**WHAT YOU HAVE TO DO:**
Quote word for word the lines below, beginning with the first and ending with the one that has "return [round(start +". Drop the pictures.

**Source code of charts:**

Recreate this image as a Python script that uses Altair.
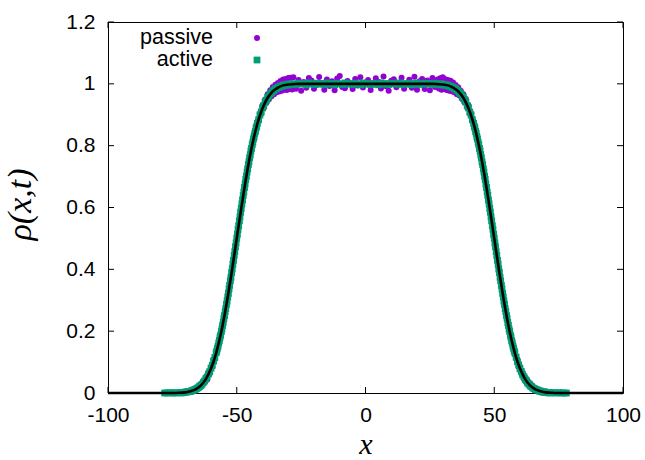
import altair as alt
import pandas as pd

# ---------------- data ----------------
def grid(start, stop, step):
    n = int(round((stop - start) / step)) + 1
    return [round(start + i * step, 4) for i in range(n)]

# sample positions: denser where the profile is steep
x_points = (grid(-78, -73, 1) + grid(-72, -58.5, 0.5) + grid(-58, -42.25, 0.25)
            + grid(-42, -28.5, 0.5) + grid(-28, 28, 1) + grid(28.5, 42, 0.5)
            + grid(42.25, 58, 0.25) + grid(58.5, 72, 0.5) + grid(73, 78, 1))

passive_rho = [
    # A  x=-78..-73
    0.001, 0.000, 0.000, 0.002, 0.000, 0.001,
    # B  x=-72..-58.5
    0.002, 0.000, 0.003, 0.001, 0.004, 0.002, 0.006, 0.003, 0.008, 0.005,
    0.011, 0.008, 0.015, 0.012, 0.021, 0.017, 0.028, 0.025, 0.038, 0.035,
    0.051, 0.043, 0.066, 0.063, 0.085, 0.084, 0.109, 0.110,
    # C  x=-58..-42.25
    0.135, 0.131, 0.150, 0.147, 0.158, 0.176, 0.174, 0.194, 0.193, 0.214,
    0.212, 0.235, 0.234, 0.257, 0.256, 0.280, 0.281, 0.304, 0.305, 0.329,
    0.331, 0.355, 0.357, 0.381, 0.384, 0.408, 0.411, 0.436, 0.439, 0.464,
    0.467, 0.492, 0.495, 0.520, 0.523, 0.548, 0.551, 0.576, 0.579, 0.604,
    0.606, 0.631, 0.633, 0.657, 0.659, 0.683, 0.685, 0.708, 0.709, 0.732,
    0.733, 0.755, 0.755, 0.777, 0.777, 0.798, 0.797, 0.817, 0.816, 0.836,
    0.834, 0.852, 0.851, 0.868,
    # D  x=-42..-28.5
    0.878, 0.879, 0.905, 0.903, 0.930, 0.922, 0.949, 0.939, 0.966, 0.950,
    0.979, 0.960, 0.990, 0.966, 0.997, 0.973, 1.003, 0.975, 1.009, 0.978,
    1.014, 0.981, 1.016, 0.980, 1.019, 0.983, 1.020, 0.982,
    # E  x=-28..28
    1.021, 0.984, 1.012, 0.978, 1.006, 0.987, 1.019, 1.011, 0.984, 0.996,
    1.022, 1.003, 0.981, 1.014, 0.993, 1.008, 0.979, 1.017, 1.025, 0.990,
    0.986, 1.009, 1.001, 0.983, 1.016, 0.995, 1.021, 0.988, 1.004, 1.012,
    0.980, 0.997, 1.018, 1.007, 0.985, 1.024, 0.992, 0.978, 1.010, 1.015,
    0.989, 1.002, 1.020, 0.984, 0.999, 1.013, 0.987, 1.023, 0.981, 1.008,
    1.016, 0.983, 1.011, 0.979, 1.019, 0.990, 1.014,
    # F  x=28.5..42
    0.985, 1.018, 0.981, 1.021, 0.984, 1.015, 0.980, 1.012, 0.978, 1.010,
    0.976, 1.004, 0.973, 0.996, 0.966, 0.989, 0.962, 0.978, 0.951, 0.966,
    0.940, 0.951, 0.923, 0.930, 0.903, 0.905, 0.879, 0.878,
    # G  x=42.25..58
    0.868, 0.851, 0.852, 0.834, 0.835, 0.816, 0.817, 0.797, 0.797, 0.777,
    0.776, 0.755, 0.754, 0.733, 0.731, 0.709, 0.707, 0.685, 0.682, 0.659,
    0.656, 0.633, 0.630, 0.606, 0.603, 0.579, 0.575, 0.551, 0.547, 0.523,
    0.519, 0.495, 0.491, 0.467, 0.463, 0.439, 0.435, 0.411, 0.407, 0.384,
    0.380, 0.357, 0.354, 0.331, 0.328, 0.305, 0.303, 0.281, 0.279, 0.257,
    0.256, 0.235, 0.234, 0.213, 0.213, 0.193, 0.193, 0.174, 0.175, 0.156,
    0.158, 0.139, 0.142, 0.124,
    # H  x=58.5..72
    0.110, 0.108, 0.084, 0.086, 0.063, 0.066, 0.046, 0.051, 0.034, 0.039,
    0.024, 0.030, 0.016, 0.021, 0.011, 0.015, 0.007, 0.011, 0.004, 0.008,
    0.002, 0.006, 0.001, 0.004, 0.000, 0.003, 0.000, 0.002,
    # I  x=73..78
    0.000, 0.001, 0.000, 0.002, 0.000, 0.001,
]

active_rho = [
    # A
    0.000, 0.000, 0.001, 0.000, 0.000, 0.001,
    # B
    0.001, 0.000, 0.002, 0.002, 0.003, 0.003, 0.004, 0.005, 0.005, 0.007,
    0.009, 0.010, 0.012, 0.015, 0.017, 0.021, 0.024, 0.028, 0.034, 0.039,
    0.046, 0.052, 0.061, 0.069, 0.080, 0.090, 0.103, 0.115,
    # C
    0.130, 0.136, 0.145, 0.152, 0.162, 0.169, 0.180, 0.187, 0.199, 0.207,
    0.219, 0.228, 0.241, 0.250, 0.263, 0.273, 0.287, 0.297, 0.311, 0.322,
    0.337, 0.348, 0.363, 0.374, 0.390, 0.401, 0.417, 0.429, 0.445, 0.457,
    0.473, 0.485, 0.501, 0.513, 0.529, 0.541, 0.557, 0.569, 0.585, 0.597,
    0.612, 0.624, 0.639, 0.650, 0.665, 0.676, 0.691, 0.701, 0.715, 0.725,
    0.739, 0.748, 0.761, 0.770, 0.783, 0.791, 0.803, 0.811, 0.822, 0.829,
    0.840, 0.846, 0.857, 0.862,
    # D
    0.872, 0.884, 0.899, 0.909, 0.922, 0.930, 0.941, 0.947, 0.956, 0.960,
    0.968, 0.971, 0.977, 0.979, 0.984, 0.985, 0.989, 0.989, 0.993, 0.992,
    0.996, 0.995, 0.997, 0.996, 0.999, 0.997, 1.000, 0.998,
    # E
    1.000, 0.998, 1.002, 0.999, 1.001, 0.997, 1.003, 1.000, 0.998, 1.002,
    0.999, 1.001, 0.998, 1.003, 0.999, 1.001, 0.997, 1.002, 1.000, 0.998,
    1.003, 0.999, 1.001, 0.998, 1.002, 1.000, 0.997, 1.003, 0.999, 1.001,
    0.998, 1.002, 1.000, 0.997, 1.003, 0.999, 1.001, 0.998, 1.002, 1.000,
    0.999, 1.003, 0.998, 1.001, 0.999, 1.002, 0.997, 1.001, 1.003, 0.998,
    1.000, 1.002, 0.999, 1.001, 0.998, 1.002, 1.000,
    # F
    0.998, 1.000, 0.997, 0.999, 0.996, 0.997, 0.995, 0.996, 0.992, 0.993,
    0.989, 0.989, 0.985, 0.984, 0.979, 0.977, 0.971, 0.968, 0.960, 0.956,
    0.947, 0.941, 0.930, 0.922, 0.909, 0.899, 0.884, 0.872,
    # G
    0.862, 0.857, 0.846, 0.840, 0.829, 0.822, 0.811, 0.803, 0.791, 0.783,
    0.770, 0.761, 0.748, 0.739, 0.725, 0.715, 0.701, 0.691, 0.676, 0.665,
    0.650, 0.639, 0.624, 0.612, 0.597, 0.585, 0.569, 0.557, 0.541, 0.529,
    0.513, 0.501, 0.485, 0.473, 0.457, 0.445, 0.429, 0.417, 0.401, 0.390,
    0.374, 0.363, 0.348, 0.337, 0.322, 0.311, 0.297, 0.287, 0.273, 0.263,
    0.250, 0.241, 0.228, 0.219, 0.207, 0.199, 0.187, 0.180, 0.169, 0.162,
    0.152, 0.145, 0.136, 0.130,
    # H
    0.116, 0.101, 0.091, 0.078, 0.070, 0.059, 0.053, 0.044, 0.040, 0.032,
    0.029, 0.023, 0.021, 0.016, 0.015, 0.011, 0.010, 0.009, 0.006, 0.006,
    0.004, 0.003, 0.004, 0.002, 0.001, 0.002, 0.000, 0.001,
    # I
    0.001, 0.000, 0.001, 0.000, 0.000, 0.000,
]

line_x = list(range(-100, 101, 2))
line_rho = [
    0.000, 0.000, 0.000, 0.000, 0.000, 0.000, 0.000, 0.000, 0.000, 0.000, 0.000,
    0.000, 0.000, 0.000, 0.001, 0.002, 0.006, 0.012, 0.024, 0.045, 0.079,
    0.129, 0.198, 0.286, 0.389, 0.500, 0.611, 0.714, 0.802, 0.871, 0.921,
    0.955, 0.976, 0.988, 0.995, 0.998, 0.999,
    1.000, 1.000, 1.000, 1.000, 1.000, 1.000, 1.000, 1.000, 1.000, 1.000,
    1.000, 1.000, 1.000, 1.000, 1.000, 1.000, 1.000, 1.000, 1.000, 1.000,
    1.000, 1.000, 1.000, 1.000, 1.000, 1.000, 1.000,
    0.999, 0.998, 0.995, 0.988, 0.976, 0.955,
    0.921, 0.871, 0.802, 0.714, 0.611, 0.500, 0.389, 0.286, 0.198, 0.129,
    0.079, 0.045, 0.024, 0.012, 0.006, 0.002, 0.001, 0.000, 0.000, 0.000,
    0.000, 0.000, 0.000, 0.000, 0.000, 0.000, 0.000, 0.000, 0.000, 0.000, 0.000,
]

x_ticks = [-100, -50, 0, 50, 100]
y_ticks = [0, 0.2, 0.4, 0.6, 0.8, 1.0, 1.2]
legend_labels = ["passive", "active"]

assert len(passive_rho) == len(x_points) == len(active_rho), (len(passive_rho), len(x_points), len(active_rho))
assert len(line_rho) == len(line_x)

# ---------------- chart ----------------
W, H = 515, 371
PURPLE = "#9400d3"
GREEN = "#009e73"

pts = pd.DataFrame({"x": x_points, "passive": passive_rho, "active": active_rho})
line_df = pd.DataFrame({"x": line_x, "rho": line_rho})
xt_df = pd.DataFrame({"x": x_ticks})
yt_df = pd.DataFrame({"rho": y_ticks})
one = pd.DataFrame({"k": [0]})

xscale = alt.Scale(domain=[-100, 100], nice=False, zero=False)
yscale = alt.Scale(domain=[0, 1.2], nice=False, zero=False)

xaxis = alt.Axis(
    values=x_ticks, ticks=False, grid=False, domain=False,
    labelExpr="replace(datum.label, '\u2212', '-')",
    labelFont="Liberation Sans", labelFontSize=21, labelColor="black",
    labelPadding=11, labelFlush=False,
    title="x", titleFont="Liberation Serif", titleFontStyle="italic",
    titleFontWeight="normal", titleFontSize=30, titleColor="black",
    titleX=W / 2, titleY=66, titleBaseline="bottom", titleAlign="center",
)
yaxis = alt.Axis(
    values=y_ticks, format="~g", ticks=False, grid=False, domain=False,
    labelFont="Liberation Sans", labelFontSize=21, labelColor="black",
    labelPadding=13, labelFlush=False,
    title="ρ(x,t)", titleFont="Liberation Serif", titleFontStyle="italic",
    titleFontWeight="normal", titleFontSize=34, titleColor="black",
    titleX=-78, titleY=182, titleBaseline="alphabetic", titleAlign="center",
    titleAngle=270,
)

def X(field):
    return alt.X(f"{field}:Q", scale=xscale, axis=xaxis)

def Y(field):
    return alt.Y(f"{field}:Q", scale=yscale, axis=yaxis)

passive = alt.Chart(pts).mark_circle(size=36, color=PURPLE, opacity=1).encode(
    x=X("x"), y=Y("passive"))
active = alt.Chart(pts).mark_square(size=46, color=GREEN, opacity=1).encode(
    x=X("x"), y=Y("active"))
theory = alt.Chart(line_df).mark_line(color="black", strokeWidth=2.6, interpolate="monotone").encode(
    x=X("x"), y=Y("rho"))

TL = 6
tick_style = dict(color="black", strokeWidth=1)
bottom_t = alt.Chart(xt_df).mark_rule(**tick_style).encode(
    x=X("x"), y=alt.value(H), y2=alt.value(H - TL))
top_t = alt.Chart(xt_df).mark_rule(**tick_style).encode(
    x=X("x"), y=alt.value(0), y2=alt.value(TL))
left_t = alt.Chart(yt_df).mark_rule(**tick_style).encode(
    y=Y("rho"), x=alt.value(0), x2=alt.value(TL))
right_t = alt.Chart(yt_df).mark_rule(**tick_style).encode(
    y=Y("rho"), x=alt.value(W), x2=alt.value(W - TL))

# key (gnuplot style: right-aligned label, sample to its right)
LX, SX = 105, 149
LY = [16, 38]
key_text = [
    alt.Chart(one).mark_text(align="right", baseline="middle", font="Liberation Sans",
                             fontSize=21.5, color="black", text=legend_labels[i]).encode(
        x=alt.value(LX), y=alt.value(LY[i]))
    for i in range(2)
]
key_p = alt.Chart(one).mark_circle(size=36, color=PURPLE, opacity=1).encode(
    x=alt.value(SX), y=alt.value(LY[0]))
key_a = alt.Chart(one).mark_square(size=46, color=GREEN, opacity=1).encode(
    x=alt.value(SX), y=alt.value(LY[1]))

chart = alt.layer(
    passive, active, theory, bottom_t, top_t, left_t, right_t,
    key_text[0], key_text[1], key_p, key_a,
).properties(
    width=W, height=H,
    autosize=alt.AutoSizeParams(type="none"),
    padding={"left": 108, "top": 22, "right": 22, "bottom": 67},
    background="white",
).configure_view(stroke="black", strokeWidth=1)

chart.save("out.html", embed_options={"renderer": "svg", "actions": False})
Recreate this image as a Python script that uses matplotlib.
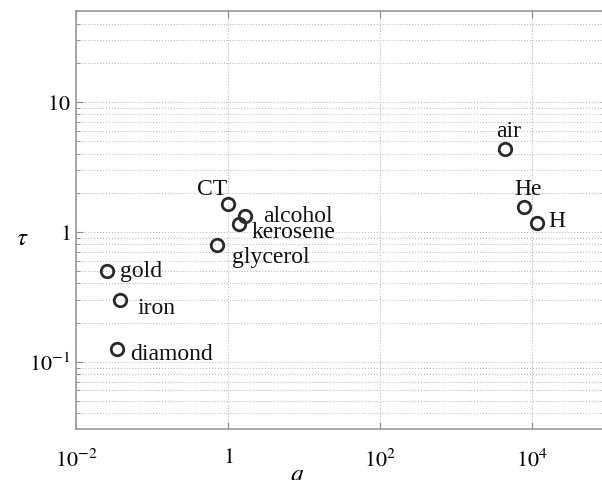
import matplotlib
matplotlib.use("Agg")
import matplotlib.pyplot as plt
from matplotlib.ticker import FixedLocator, LogLocator, NullFormatter

plt.rcParams['font.family'] = ['Liberation Serif', 'DejaVu Serif']
plt.rcParams['mathtext.fontset'] = 'stix'

# Materials, q and tau.
names = ['gold', 'iron', 'diamond', 'glycerol', 'CT', 'alcohol', 'kerosene', 'air', 'He', 'H']
q_vals = [0.0254, 0.038, 0.035, 0.72, 1.0, 1.67, 1.38, 4420, 7850, 11700]
tau_vals = [0.50, 0.30, 0.126, 0.79, 1.635, 1.33, 1.15, 4.34, 1.56, 1.17]

# Label offsets in pixels and alignment.
offsets = {
    'gold': (13, 0, 'left'),
    'iron': (17, -8, 'left'),
    'diamond': (13, -5, 'left'),
    'glycerol': (15, -11, 'left'),
    'CT': (-1, 15, 'right'),
    'alcohol': (18, 0, 'left'),
    'kerosene': (13, -8, 'left'),
    'air': (4, 18, 'center'),
    'He': (4, 18, 'center'),
    'H': (11, 2, 'left'),
}

x_ticks = [1e-2, 1, 1e2, 1e4]
x_labels = [r'$10^{-2}$', r'$1$', r'$10^{2}$', r'$10^{4}$']
y_ticks = [1e-1, 1, 10]
y_labels = [r'$10^{-1}$', r'$1$', r'$10$']

fig = plt.figure(figsize=(6.02, 4.81), dpi=100)
ax = fig.add_axes([76 / 602, 51 / 481, 532 / 602, 418 / 481])
ax.set_xscale('log')
ax.set_yscale('log')
ax.set_xlim(1e-2, 1e5)
ax.set_ylim(0.0303, 50)

ax.plot(q_vals, tau_vals, 'o', ms=9, mfc='none', mec='#2a2a2a', mew=2.0, zorder=3)

for name, q, t in zip(names, q_vals, tau_vals):
    dx, dy, ha = offsets[name]
    ax.annotate(name, (q, t), xytext=(dx, dy), textcoords='offset pixels',
                ha=ha, va='center', fontsize=17, color='#111111')

ax.xaxis.set_major_locator(FixedLocator(x_ticks))
ax.set_xticklabels(x_labels)
ax.xaxis.set_minor_locator(FixedLocator([]))
ax.yaxis.set_major_locator(FixedLocator(y_ticks))
ax.set_yticklabels(y_labels)
ax.yaxis.set_minor_locator(LogLocator(base=10, subs=range(2, 10)))
ax.yaxis.set_minor_formatter(NullFormatter())

ax.tick_params(which='both', direction='in', top=True, right=True, labelsize=16,
               color='#888888')
ax.tick_params(axis='x', which='major', pad=14)
ax.tick_params(axis='y', which='major', pad=4)
ax.tick_params(which='minor', length=3)
ax.tick_params(which='major', length=5)

ax.grid(True, which='major', axis='both', color='#bbbbbb', linestyle=':', linewidth=0.8)
ax.grid(True, which='minor', axis='y', color='#bbbbbb', linestyle=':', linewidth=0.8)

for s in ax.spines.values():
    s.set_color('#999999')
    s.set_linewidth(1.2)

ax.set_xlabel(r'$q$', fontsize=18)
ax.xaxis.set_label_coords((297 - 76) / 532, -0.085)
ax.set_ylabel(r'$\tau$', fontsize=18, rotation=0)
ax.yaxis.set_label_coords(-0.1, 0.43)

fig.savefig('out.png', dpi=100)
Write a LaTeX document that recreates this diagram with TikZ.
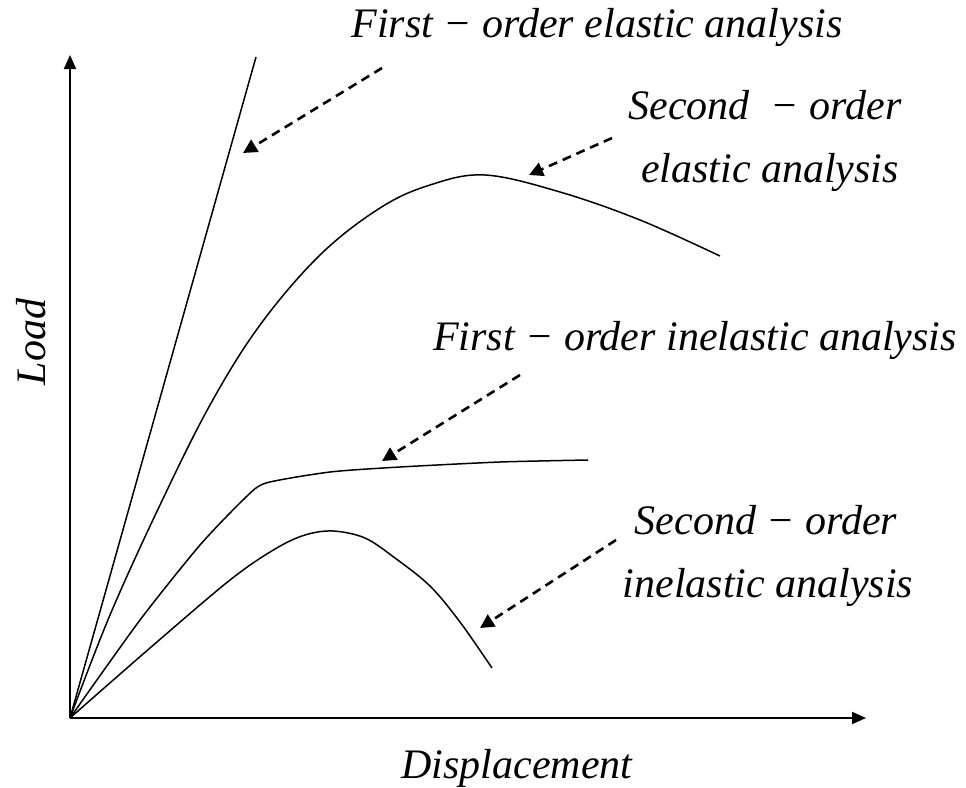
\documentclass[tikz,border=0pt]{standalone}
\usepackage{fontspec}
\setmainfont{Liberation Serif}
\usetikzlibrary{arrows.meta}
\begin{document}
\begin{tikzpicture}[x=1pt,y=-1pt,
  axis/.style={line width=2pt,-{Triangle[length=14pt,width=12pt]}},
  curve/.style={line width=1.5pt},
  pointer/.style={line width=2.6pt,dash pattern=on 9pt off 6pt,-{Triangle[length=14pt,width=14pt]}},
  lbl/.style={font=\fontsize{42}{46}\selectfont\itshape,inner sep=0pt,anchor=center}]
\useasboundingbox (0,0) rectangle (966,787);
\coordinate (O) at (70,718);
\coordinate (ytop) at (70,55);
\coordinate (xend) at (866,718);
\draw[axis] (O) -- (ytop);
\draw[axis] (O) -- (xend);
% first-order elastic
\coordinate (fe) at (256,57);
\draw[curve] (O) -- (fe);
% second-order elastic
\draw[curve] plot[smooth,tension=0.6] coordinates {(70,718) (110,615) (160,505) (210,405) (260,325) (320,255) (380,208) (430,185) (485,175) (560,192) (640,220) (720,256)};
% first-order inelastic
\draw[curve] plot[smooth,tension=0.4] coordinates {(70,718) (140,620) (200,545) (245,498) (266,483) (330,472) (400,467) (500,462) (588,460)};
% second-order inelastic
\draw[curve] plot[smooth,tension=0.55] coordinates {(70,718) (150,648) (230,580) (275,549) (305,535) (333,531) (365,538) (395,558) (430,586) (460,622) (492,668)};
% labels
\node[lbl] (t1) at (597,27) {First − order elastic analysis};
\node[lbl] (t2a) at (765,105) {Second \ − order};
\node[lbl] (t2b) at (770,172) {elastic analysis};
\node[lbl] (t3) at (695,340) {First − order inelastic analysis};
\node[lbl] (t4a) at (766,520) {Second − order};
\node[lbl] (t4b) at (768,587) {inelastic analysis};
\node[lbl,rotate=90] (ylab) at (31,342) {Load};
\node[lbl] (xlab) at (517,768) {Displacement};
% pointers
\coordinate (p1s) at (382,68); \coordinate (p1e) at (243,153);
\coordinate (p2s) at (612,138); \coordinate (p2e) at (529,175);
\coordinate (p3s) at (520,375); \coordinate (p3e) at (382,461);
\coordinate (p4s) at (616,540); \coordinate (p4e) at (480,628);
\draw[pointer] (p1s) -- (p1e);
\draw[pointer] (p2s) -- (p2e);
\draw[pointer] (p3s) -- (p3e);
\draw[pointer] (p4s) -- (p4e);
\end{tikzpicture}
\end{document}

**FINISHED TASK:**
Recreate this image as a Python script that uses Altair.
import altair as alt
import pandas as pd

# ---------------- data ----------------
def grid(start, stop, step):
    n = int(round((stop - start) / step)) + 1
    return [round(start + i * step, 4) for i in range(n)]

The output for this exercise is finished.